Birth of Guru Gobind Singh Ji (Sikhism) Jan. 5 1666-1708, the 10th Sikh Guru, he created the Khalsa, the Fellowship of the Pure, and declared his successor be the Scriptures from that time on.

Mahayana New Year (Buddhism) Jan. 5 Celebrated for the first three days from the first full moon in January.

Epiphany (Christian) Jan. 6: Also called Theophany in Orthodox traditions (Eastern New Calendar) (Jan 19 on Eastern Old Calendar) In some traditions, this is the day the Magi came to visit Jesus, in others, it commemorates Jesus' baptism by John.

Linji Memorial (Buddhism) Jan. 10 Anniversary of the death of Linji (Rinzai in Japan). Linji Yixuan died in 866 CE was the founder of the Linji school of Chab Buddhism during the Tang Dynasty China.

Seijin-no-hi (Shinto) Jan. 12 & (Coming of Age Day) A national holiday in Japan, people 20 years of age go to shrines in traditional dress. Their families announce their adulthood and pray for health and wellbeing for their lifetime.

Maghi (Sikhism) Jan. 13 Commemorates a battle in which forty Sikhs, (the Forty Liberated Ones) led by a woman named Maathaa Bhaag Kaur, laid down their lives for their Guru, Guru Gobind Singh Ji.

Makar Sankranti (Hinduism) Jan. 14 Marks the change from a decrease to an increase of the sun.

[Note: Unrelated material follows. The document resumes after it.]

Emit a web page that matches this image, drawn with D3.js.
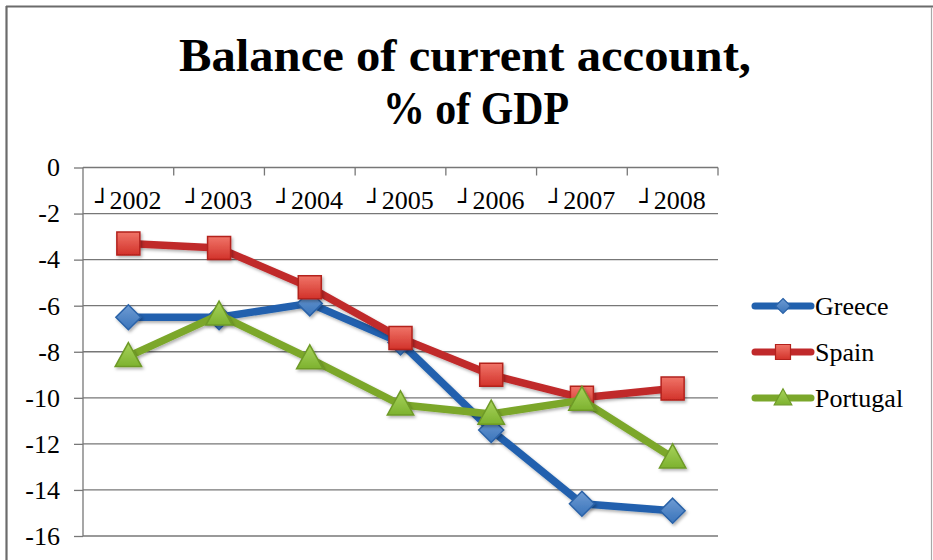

Makar Sankranti is a major harvest festival celebrated in various parts of India.

World Religion Day (Bahai) Jan. 18 a celebration of the teachings of unity found in all religions.

Week of Prayer for Christian Unity (Christian) Jan. 18-24 Founded in 1908, proposed by Father Paul Wattson, cofounder of the Graymoor Franciscan Friars it is marked by Feast of the Confession of Peter, the Protestant variant of the ancient Feast of the Chair of Saint Peter, on January 18, and concluding with the Feast of the Conversion of Saint Paul on January 25.

Sultan (Bahai) Jan. 19 The 17th month of the Bahai year. Each of the 19 months is given a name which is an attribute of God. It is celebrated with a feast. Sultan is Sovereignty.

Vasanta Panchami (Hinduism) Jan. 24 & literally means the fifth day of spring, it is celebrated in India and is associated with Saraswati, the Goddess of Learning.

Honen Shonin Memorial (Buddhism) Jan. 25 Anniversary of the death of Honen Shonin (1212), the founder of Jodo Shu.

International Holocaust Remembrance Day Jan. 27 It was designated by the United Nations General Assembly resolution 60/7 on November 1, 2005.The resolution came after a special session was held earlier that year on 24 January 2005 during which the United Nations General Assembly marked the 60th anniversary of the liberation of the Nazi concentration camps and the end of the Holocaust.